I was lurking around the internet and looking for some expat forum weeks ago and I am so glad I found this one. I was just lurking and reading interesting topics in this site.

I don't know if I did the right thing though. I'm not an expat right now but will be in the months to come, so I decided to finally create an account here and interact with most of you. I also find this online community very cool and clever. 

How are you guys as expat doing? 

Cheers,
Rankine


----------



## Mug (Sep 28, 2012)

Welcome, please tell us more about yourself


----------



## Rankine (Jun 9, 2013)

Hi Mug,

Thanks for a warm welcome. How's it going?

I am a Control Systems Engineer based in Manila and working for an American company.
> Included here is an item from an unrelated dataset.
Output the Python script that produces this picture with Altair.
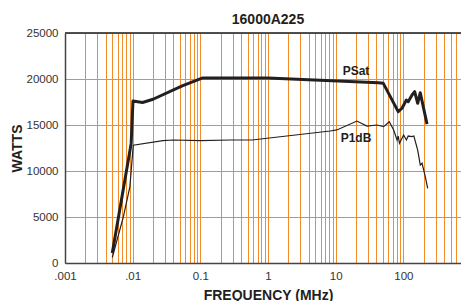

I use to design Process Automation and Control Systems. One of my job responsibility is to travel and provide on-site engineering for end users for short term and long term assignments. 

I'm 24 years old by the way. I firmly believe I still have a lot to learn so I decided to jump in to this forum and meet new people as well.

Cheers,
Rankine


----------



## MikeynJenz (Oct 8, 2012)

Welcome Rankine!

You are definitely on the right forum. If i have any queries i always pop on here and usually find my answer without even having to make a post. I have decided to be more active on the forum now though as i have been in the Philippines for two years now and believe i can offer advice on certain aspects (im no longer a noobie!)


----------



## Rankine (Jun 9, 2013)

Thanks MikeynJenz.

I couldn't agree more. I feel that this community is well-moderated, and it's very nice to be a part of this one. 

Wow. That's amazing! Congratulations for that! Cheers to your 2 years! What do you do here by the way?

Cheers,
Rankine


----------